The work of Jackson and others in Langley’s West Area Computing Unit caught widespread national attention in the 2016 Margot Lee Shetterly book “Hidden Figures: The American Dream and the Untold Story of the Black Women Mathematicians Who Helped Win the Space Race.” The book was made into a popular movie that same year, with award-winning actress Janelle Monáe playing Jackson’s character.


In 2019, Jackson, along with her fellow “Hidden Figures” Katherine Johnson, Dorothy Vaughan, and Christine Darden, were posthumously awarded the Congressional Gold Medal – the highest civilian award – for their work. On June 24, 2020, NASA announced its intent to name the building the Mary W. Jackson NASA Headquarters building.


In addition to unveiling a building sign with Jackson’s name, Friday’s event featured video tributes with reflections on Jackson’s career and legacy from a variety of individuals, including family and friends, current and former NASA employees and astronauts, celebrities, elected officials, and others. The event also featured a video of poet Nikki Giovanni reading an excerpt from her poem “Quilting the Black-Eyed Pea,” which is about space and civil rights.


“The recognition we celebrate today is appropriate because Mary Jackson remains an inspiration," said Langley Director Clayton Turner. ”Her perseverance, her empathy, her desire to lift us all – she inspired others to excel and to break through barriers. That is the spirit of NASA. Mary Jackson chose to lead by example and at NASA today we strive to emulate her vision, passion, and commitment.”


Jackson was born and raised in Hampton, Virginia. She initially worked as a math teacher in Calvert County, Maryland, and also held jobs as a bookkeeper and as a U.S. Army secretary before beginning her aerospace career. In 1942, she received a Bachelor of Science degree in mathematics and physical science from Hampton Institute (now Hampton University).


After two years in the computing pool at Langley, Jackson received an offer to work in the 4-by-4-foot Supersonic Pressure Tunnel, a 60,000-horsepower wind tunnel capable of blasting models with winds approaching twice the speed of sound.
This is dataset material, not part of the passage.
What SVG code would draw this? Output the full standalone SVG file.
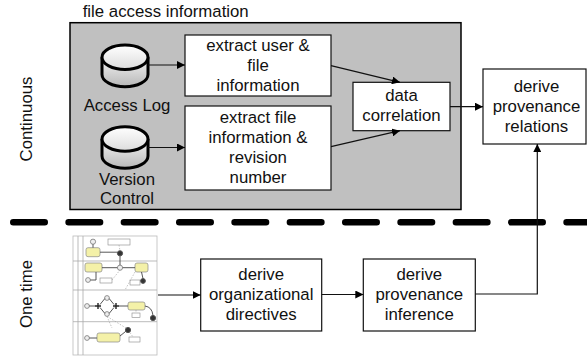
<svg xmlns="http://www.w3.org/2000/svg" width="587" height="356" viewBox="0 0 587 356">
  <style>
    .t { font-family: "Liberation Sans", Arial, sans-serif; font-size: 16.8px; fill: #111; text-anchor: middle; }
    .tl { font-family: "Liberation Sans", Arial, sans-serif; font-size: 16.8px; fill: #111; }
    .box { fill: #ffffff; stroke: #111; stroke-width: 1.2; }
    .conn { fill: none; stroke: #111; stroke-width: 1.2; }
    .cyl { stroke: #000; stroke-width: 3; }
    .lane { fill: none; stroke: #aaa; stroke-width: 0.8; }
    .task { fill: #f4f1a8; stroke: #888; stroke-width: 0.7; }
    .ev { fill: #eee; stroke: #777; stroke-width: 0.8; }
    .evend { fill: #333; stroke: #555; stroke-width: 1; }
    .doc { fill: #fff; stroke: #888; stroke-width: 0.6; }
    .flow { fill: none; stroke: #444; stroke-width: 0.9; }
    .assoc { fill: none; stroke: #999; stroke-width: 0.6; stroke-dasharray: 1.5 1.5; }
  </style>
  <defs>
    <marker id="arrow" viewBox="0 0 10 10" refX="10" refY="5" markerWidth="8" markerHeight="8" markerUnits="userSpaceOnUse" orient="auto">
      <path d="M0,0 L10,5 L0,10 z" fill="#000"/>
    </marker>
    <linearGradient id="cylBody" x1="0" y1="0" x2="0" y2="1">
      <stop offset="0" stop-color="#f4f4f4"/>
      <stop offset="1" stop-color="#b8b8b8"/>
    </linearGradient>
    <linearGradient id="cylTop" x1="0" y1="0" x2="0" y2="1">
      <stop offset="0" stop-color="#ffffff"/>
      <stop offset="1" stop-color="#dcdcdc"/>
    </linearGradient>
  </defs>

  <!-- Lane labels -->
  <g id="lane-labels">
    <text class="t" transform="translate(32,119) rotate(-90)">Continuous</text>
    <text class="t" transform="translate(32,294) rotate(-90)">One time</text>
  </g>

  <!-- Separator -->
  <g id="separator">
    <path d="M13.25,222.3 H587" fill="none" stroke="#000" stroke-width="6.5" stroke-linecap="round" stroke-dasharray="31.5 23.83"/>
  </g>

  <!-- Container -->
  <g id="file-access-information">
    <rect x="70" y="22.7" width="391" height="186.8" fill="#c0c0c0" stroke="#000" stroke-width="1.5"/>
    <text class="tl" x="82.7" y="17.3">file access information</text>
  </g>

  <g id="access-log">
    <path class="cyl" d="M102,57.2 V74.5 A23,12.2 0 0 0 148,74.5 V57.2" fill="url(#cylBody)"/>
    <ellipse class="cyl" cx="125" cy="57.2" rx="23" ry="12.2" fill="url(#cylTop)"/>
    <text class="t" x="127" y="110.7">Access Log</text>
  </g>

  <g id="version-control">
    <path class="cyl" d="M102,139 V156 A23,12.2 0 0 0 148,156 V139" fill="url(#cylBody)"/>
    <ellipse class="cyl" cx="125" cy="139" rx="23" ry="12.2" fill="url(#cylTop)"/>
    <text class="t" x="127" y="185">Version</text>
    <text class="t" x="127" y="203.5">Control</text>
  </g>

  <g id="extract-user-file">
    <rect class="box" x="185" y="35" width="146" height="61"/>
    <text class="t" x="258" y="50.7">extract user &amp;</text>
    <text class="t" x="258" y="70.7">file</text>
    <text class="t" x="258" y="90.7">information</text>
  </g>

  <g id="extract-file-revision">
    <rect class="box" x="185" y="106" width="146" height="84"/>
    <text class="t" x="258" y="122.5">extract file</text>
    <text class="t" x="258" y="142.5">information &amp;</text>
    <text class="t" x="258" y="162.5">revision</text>
    <text class="t" x="258" y="182.5">number</text>
  </g>

  <g id="data-correlation">
    <rect class="box" x="353" y="82.3" width="97" height="48.4"/>
    <text class="t" x="401.5" y="100.8">data</text>
    <text class="t" x="401.5" y="120.8">correlation</text>
  </g>

  <g id="derive-provenance-relations">
    <rect class="box" x="483" y="69" width="103" height="75"/>
    <text class="t" x="536.5" y="91.7">derive</text>
    <text class="t" x="536.5" y="111.7">provenance</text>
    <text class="t" x="536.5" y="131.7">relations</text>
  </g>

  <g id="process-model-thumbnail">
    <rect x="73" y="236" width="84" height="119" fill="#fff" stroke="#bbb" stroke-width="0.8"/>
    <line class="lane" x1="73" y1="261" x2="157" y2="261"/>
    <line class="lane" x1="73" y1="290" x2="157" y2="290"/>
    <line class="lane" x1="73" y1="321.7" x2="157" y2="321.7"/>
    <line class="lane" x1="78" y1="236" x2="78" y2="355"/>
    <line class="lane" x1="83" y1="236" x2="83" y2="355"/>
    <!-- lane 1 -->
    <circle class="ev" cx="93" cy="241.7" r="2.6"/>
    <rect class="task" x="86" y="247.7" width="14" height="9" rx="2"/>
    <rect class="doc" x="108" y="239" width="22" height="6"/>
    <circle class="evend" cx="120" cy="253.3" r="2.6"/>
    <path class="flow" d="M93,244.3 V247.7 M100,252.2 H117.4"/>
    <path class="assoc" d="M119,245 L120,250.7"/>
    <!-- lane 2 -->
    <rect class="task" x="85" y="263" width="17" height="9" rx="2"/>
    <circle class="ev" cx="120" cy="267.7" r="2.6"/>
    <rect class="task" x="135" y="263" width="13" height="9" rx="2"/>
    <circle class="ev" cx="88" cy="280" r="2.4"/>
    <rect class="doc" x="100" y="278" width="12" height="5"/>
    <rect class="doc" x="130" y="280" width="10" height="5"/>
    <circle class="evend" cx="143" cy="281" r="2.4"/>
    <path class="flow" d="M102,267.7 H117.4 M122.6,267.7 H135 M120,256 V265.1 M90.4,280 H96 V272 M141.5,272 L143,278.6"/>
    <path class="assoc" d="M112,280 L120,270 M140,282 H140.6 M135,272 L125,290"/>
    <!-- lane 3 -->
    <circle class="ev" cx="87" cy="306" r="2.4"/>
    <path d="M98,303 V309 M95,306 H101" stroke="#222" stroke-width="1.4"/>
    <circle class="ev" cx="107" cy="298" r="2.4"/>
    <circle class="ev" cx="107" cy="314" r="2.4"/>
    <path d="M116,303 V309 M113,306 H119" stroke="#222" stroke-width="1.4"/>
    <rect class="task" x="128" y="302" width="17" height="8" rx="2"/>
    <rect class="doc" x="132" y="313" width="8" height="4.5"/>
    <circle class="evend" cx="153" cy="318" r="2.6"/>
    <path class="flow" d="M89.4,306 H95 M100,304.5 L104.8,298.6 M100,307.5 L104.8,313.4 M109.2,298.6 L114,304.5 M109.2,313.4 L114,307.5 M119,306 H128 M145,306 Q152,307 153,315.4"/>
    <path class="assoc" d="M107,316.4 L112,328 M136,310 V313"/>
    <!-- lane 4 -->
    <circle class="ev" cx="87" cy="338" r="2.4"/>
    <rect class="task" x="97" y="333" width="23" height="9" rx="2"/>
    <circle class="evend" cx="128" cy="330" r="2.6"/>
    <rect class="doc" x="129" y="337" width="11" height="5"/>
    <path class="flow" d="M89.4,338 H97 M120,336 L125.8,331.3"/>
    <path class="assoc" d="M107,316.4 L126,328 M130,332.6 L133,337"/>
  </g>

  <g id="derive-organizational-directives">
    <rect class="box" x="200.7" y="259" width="121" height="72"/>
    <text class="t" x="261.2" y="280.2">derive</text>
    <text class="t" x="261.2" y="300.2">organizational</text>
    <text class="t" x="261.2" y="320.2">directives</text>
  </g>

  <g id="derive-provenance-inference">
    <rect class="box" x="363.3" y="259" width="112" height="72"/>
    <text class="t" x="419.3" y="280.2">derive</text>
    <text class="t" x="419.3" y="300.2">provenance</text>
    <text class="t" x="419.3" y="320.2">inference</text>
  </g>

  <g id="connectors">
    <line class="conn" x1="148" y1="65" x2="185" y2="65" marker-end="url(#arrow)"/>
    <line class="conn" x1="148" y1="147.5" x2="185" y2="147.5" marker-end="url(#arrow)"/>
    <line class="conn" x1="331" y1="65.7" x2="400" y2="82.3" marker-end="url(#arrow)"/>
    <line class="conn" x1="331" y1="146.7" x2="400" y2="130.7" marker-end="url(#arrow)"/>
    <line class="conn" x1="450" y1="106.7" x2="483" y2="106.7" marker-end="url(#arrow)"/>
    <line class="conn" x1="158" y1="295" x2="200.7" y2="295" marker-end="url(#arrow)"/>
    <line class="conn" x1="321.7" y1="294.5" x2="363.3" y2="294.5" marker-end="url(#arrow)"/>
    <polyline class="conn" points="475.3,294 537.3,294 537.3,144" marker-end="url(#arrow)"/>
  </g>
</svg>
There, she received hands-on experience conducting experiments. Her supervisor eventually suggested she enter a training program that would allow Jackson to earn a promotion from mathematician to engineer. Because the classes were held at then-segregated Hampton High School, Jackson needed special permission to join her white peers in the classroom.
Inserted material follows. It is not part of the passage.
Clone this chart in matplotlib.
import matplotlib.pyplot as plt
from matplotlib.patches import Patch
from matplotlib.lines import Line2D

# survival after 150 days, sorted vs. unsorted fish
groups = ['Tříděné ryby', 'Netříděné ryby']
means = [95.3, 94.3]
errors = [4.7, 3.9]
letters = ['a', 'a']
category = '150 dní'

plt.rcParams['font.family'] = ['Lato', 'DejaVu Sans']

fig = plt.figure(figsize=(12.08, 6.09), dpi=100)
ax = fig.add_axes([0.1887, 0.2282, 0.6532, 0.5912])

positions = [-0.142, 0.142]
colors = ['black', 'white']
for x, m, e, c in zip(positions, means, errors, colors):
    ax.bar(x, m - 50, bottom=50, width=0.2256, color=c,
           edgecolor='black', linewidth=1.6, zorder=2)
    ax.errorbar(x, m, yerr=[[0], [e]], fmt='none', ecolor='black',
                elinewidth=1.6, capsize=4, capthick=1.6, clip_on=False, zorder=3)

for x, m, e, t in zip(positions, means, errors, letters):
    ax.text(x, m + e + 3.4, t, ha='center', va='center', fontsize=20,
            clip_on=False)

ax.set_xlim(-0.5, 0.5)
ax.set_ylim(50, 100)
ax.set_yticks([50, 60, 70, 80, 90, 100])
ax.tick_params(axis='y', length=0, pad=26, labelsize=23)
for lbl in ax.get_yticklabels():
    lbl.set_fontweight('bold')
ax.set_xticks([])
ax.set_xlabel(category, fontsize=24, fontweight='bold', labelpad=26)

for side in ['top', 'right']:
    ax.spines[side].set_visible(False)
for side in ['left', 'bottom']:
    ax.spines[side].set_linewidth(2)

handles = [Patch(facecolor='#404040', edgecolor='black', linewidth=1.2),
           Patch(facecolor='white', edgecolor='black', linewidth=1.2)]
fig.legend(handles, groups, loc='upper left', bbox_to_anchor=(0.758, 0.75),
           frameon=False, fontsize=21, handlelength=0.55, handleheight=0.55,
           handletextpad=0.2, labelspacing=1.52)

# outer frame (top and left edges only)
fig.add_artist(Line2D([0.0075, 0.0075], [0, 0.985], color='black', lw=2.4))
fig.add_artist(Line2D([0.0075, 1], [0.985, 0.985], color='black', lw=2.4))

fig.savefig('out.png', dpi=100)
Jackson completed the courses, earned the promotion, and in 1958 became NASA’s first African American female engineer. For nearly two decades during her engineering career, she authored or co-authored numerous research reports, most of which focused on the behavior of the boundary layer of air around airplanes. In 1979, she joined Langley’s Federal Women’s Program, where she worked hard to address the hiring and promotion of the next generation of female mathematicians, engineers, and scientists. She retired from Langley in 1985 and passed away in Hampton on February 11, 2005, at the age of 83. She was preceded in death by her husband, Levi Jackson Sr., and was survived by her son, Levi Jackson Jr., and her daughter, Carolyn Marie Lewis.


The legacy of Jackson and others lives on through NASA’s continuing commitment to diversity and inclusion. Jackson’s commitment to excellence, diversity, inclusion, and teamwork represents not only the best of NASA’s current talent, but also the future of the agency. Embracing an inclusive culture is central to all NASA does and is reflected in the recent addition of inclusion as one of the agency’s core values, along with safety, integrity, teamwork, and excellence.